Calorie math across portions
Use the same base numbers to scale up or down. If you split a restaurant bowl with a friend, halve the total. If you cook for a crowd and your plate holds 2 cups, double the number. Plain fried rice without meat at about 238 calories per cup would land near 476 for 2 cups. A rich version can climb fast; a 2-cup pork bowl can clear 700 in a blink. When tracking, round to the nearest 25 calories and you’ll still be in the right zone for day-to-day planning.
Reading labels on frozen rice packs
Freezer-aisle fried rice often lists calories per cup or per package. Watch serving sizes. Some bags count a half package as one serving even though many people pour the whole thing into a pan. Match the serving grams on the label to the weight lines in the tables here. If the bag lists 1 cup at 250 calories and you eat the entire two-cup pack, call it 500.
Reheat without extra oil
Cold rice sticks if the pan is cool. Heat the pan first, then add a splash of water or broth before the rice. Steam loosens grains so you can keep oil low. A nonstick skillet helps. If you already used oil in the first cook, you don’t need another spoon for reheating. This trick keeps calories steady when you reheat leftovers.

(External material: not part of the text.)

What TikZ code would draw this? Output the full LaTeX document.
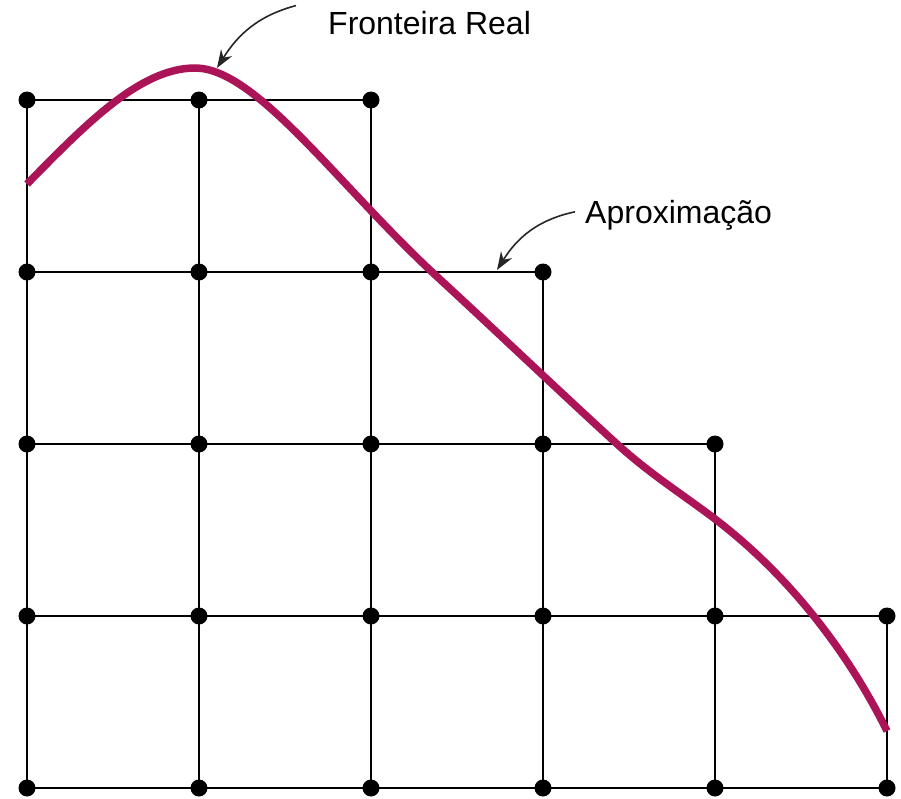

Simple home template with an estimate
Try this quick version for two bowls: 2 cups cooked brown rice, 1 tablespoon oil, 2 large eggs, 2 cups mixed vegetables, 6 ounces cooked chicken breast, soy sauce to taste. The oil adds about 120–135 calories to the pan. Each egg adds about 70–80. Chicken adds roughly 250 for the batch. Split between two bowls, that lands near 430–470 per bowl, plus a little for sauce. Packed with vegetables, the bowl feels full while staying in a moderate range.
Common counting mistakes
- Treating a packed takeout box as one cup. It is usually more.
- Forgetting the oil used to cook meat and vegetables before the rice.
- Guessing low on sweet sauces that cling to every grain.
- Ignoring add-ins like cashews, bacon bits, or a butter finish. Small items add up.
- Using raw rice calories for cooked weight. The water changes everything.